Code that draws figures
— Begin —
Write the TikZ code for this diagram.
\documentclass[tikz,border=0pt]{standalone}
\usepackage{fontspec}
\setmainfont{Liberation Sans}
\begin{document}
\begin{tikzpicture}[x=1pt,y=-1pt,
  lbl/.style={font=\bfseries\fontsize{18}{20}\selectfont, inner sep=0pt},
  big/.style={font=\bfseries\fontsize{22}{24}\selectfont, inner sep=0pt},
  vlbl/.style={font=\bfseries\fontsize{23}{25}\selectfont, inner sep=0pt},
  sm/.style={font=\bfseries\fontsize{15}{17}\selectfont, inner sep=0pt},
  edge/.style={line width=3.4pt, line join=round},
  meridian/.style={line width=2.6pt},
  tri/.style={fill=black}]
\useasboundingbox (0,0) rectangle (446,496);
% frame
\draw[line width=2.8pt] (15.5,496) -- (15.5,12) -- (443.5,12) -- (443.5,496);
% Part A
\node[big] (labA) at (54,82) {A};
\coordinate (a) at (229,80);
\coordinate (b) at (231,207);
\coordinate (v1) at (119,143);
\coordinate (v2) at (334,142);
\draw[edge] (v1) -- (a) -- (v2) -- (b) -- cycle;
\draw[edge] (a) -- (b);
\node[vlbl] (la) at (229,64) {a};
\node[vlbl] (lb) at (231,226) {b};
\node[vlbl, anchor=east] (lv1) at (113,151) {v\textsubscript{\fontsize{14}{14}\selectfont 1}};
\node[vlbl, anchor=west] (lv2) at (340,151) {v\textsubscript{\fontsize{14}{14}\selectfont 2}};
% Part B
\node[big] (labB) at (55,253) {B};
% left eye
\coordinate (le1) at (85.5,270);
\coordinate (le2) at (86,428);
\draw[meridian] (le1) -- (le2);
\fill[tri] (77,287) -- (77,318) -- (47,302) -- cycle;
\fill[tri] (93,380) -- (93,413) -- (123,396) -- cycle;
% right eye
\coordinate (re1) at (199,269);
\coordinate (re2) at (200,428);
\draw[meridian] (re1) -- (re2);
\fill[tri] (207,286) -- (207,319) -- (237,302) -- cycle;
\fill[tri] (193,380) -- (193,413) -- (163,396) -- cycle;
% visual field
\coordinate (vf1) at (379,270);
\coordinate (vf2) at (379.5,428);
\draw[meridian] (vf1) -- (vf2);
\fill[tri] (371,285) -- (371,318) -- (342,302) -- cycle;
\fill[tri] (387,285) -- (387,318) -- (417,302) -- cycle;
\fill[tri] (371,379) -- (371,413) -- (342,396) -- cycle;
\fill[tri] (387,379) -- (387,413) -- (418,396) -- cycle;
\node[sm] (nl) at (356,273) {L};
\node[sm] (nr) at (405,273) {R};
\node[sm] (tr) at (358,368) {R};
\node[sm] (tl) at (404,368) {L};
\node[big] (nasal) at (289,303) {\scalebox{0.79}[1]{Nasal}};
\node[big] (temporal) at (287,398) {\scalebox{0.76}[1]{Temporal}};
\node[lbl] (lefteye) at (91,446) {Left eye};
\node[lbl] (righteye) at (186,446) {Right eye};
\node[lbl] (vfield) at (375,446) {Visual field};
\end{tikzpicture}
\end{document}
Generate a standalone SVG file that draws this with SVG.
— End —
GOAL —
Every record should be repeated exactly; please leave none out.

TASK OUTPUT —
Write the TikZ code for this diagram.
\documentclass[tikz,border=0pt]{standalone}
\usepackage{fontspec}
\setmainfont{Liberation Sans}
\begin{document}
\begin{tikzpicture}[x=1pt,y=-1pt,
  lbl/.style={font=\bfseries\fontsize{18}{20}\selectfont, inner sep=0pt},
  big/.style={font=\bfseries\fontsize{22}{24}\selectfont, inner sep=0pt},
  vlbl/.style={font=\bfseries\fontsize{23}{25}\selectfont, inner sep=0pt},
  sm/.style={font=\bfseries\fontsize{15}{17}\selectfont, inner sep=0pt},
  edge/.style={line width=3.4pt, line join=round},
  meridian/.style={line width=2.6pt},
  tri/.style={fill=black}]
\useasboundingbox (0,0) rectangle (446,496);
% frame
\draw[line width=2.8pt] (15.5,496) -- (15.5,12) -- (443.5,12) -- (443.5,496);
% Part A
\node[big] (labA) at (54,82) {A};
\coordinate (a) at (229,80);
\coordinate (b) at (231,207);
\coordinate (v1) at (119,143);
\coordinate (v2) at (334,142);
\draw[edge] (v1) -- (a) -- (v2) -- (b) -- cycle;
\draw[edge] (a) -- (b);
\node[vlbl] (la) at (229,64) {a};
\node[vlbl] (lb) at (231,226) {b};
\node[vlbl, anchor=east] (lv1) at (113,151) {v\textsubscript{\fontsize{14}{14}\selectfont 1}};
\node[vlbl, anchor=west] (lv2) at (340,151) {v\textsubscript{\fontsize{14}{14}\selectfont 2}};
% Part B
\node[big] (labB) at (55,253) {B};
% left eye
\coordinate (le1) at (85.5,270);
\coordinate (le2) at (86,428);
\draw[meridian] (le1) -- (le2);
\fill[tri] (77,287) -- (77,318) -- (47,302) -- cycle;
\fill[tri] (93,380) -- (93,413) -- (123,396) -- cycle;
% right eye
\coordinate (re1) at (199,269);
\coordinate (re2) at (200,428);
\draw[meridian] (re1) -- (re2);
\fill[tri] (207,286) -- (207,319) -- (237,302) -- cycle;
\fill[tri] (193,380) -- (193,413) -- (163,396) -- cycle;
% visual field
\coordinate (vf1) at (379,270);
\coordinate (vf2) at (379.5,428);
\draw[meridian] (vf1) -- (vf2);
\fill[tri] (371,285) -- (371,318) -- (342,302) -- cycle;
\fill[tri] (387,285) -- (387,318) -- (417,302) -- cycle;
\fill[tri] (371,379) -- (371,413) -- (342,396) -- cycle;
\fill[tri] (387,379) -- (387,413) -- (418,396) -- cycle;
\node[sm] (nl) at (356,273) {L};
\node[sm] (nr) at (405,273) {R};
\node[sm] (tr) at (358,368) {R};
\node[sm] (tl) at (404,368) {L};
\node[big] (nasal) at (289,303) {\scalebox{0.79}[1]{Nasal}};
\node[big] (temporal) at (287,398) {\scalebox{0.76}[1]{Temporal}};
\node[lbl] (lefteye) at (91,446) {Left eye};
\node[lbl] (righteye) at (186,446) {Right eye};
\node[lbl] (vfield) at (375,446) {Visual field};
\end{tikzpicture}
\end{document}
Generate a standalone SVG file that draws this with SVG.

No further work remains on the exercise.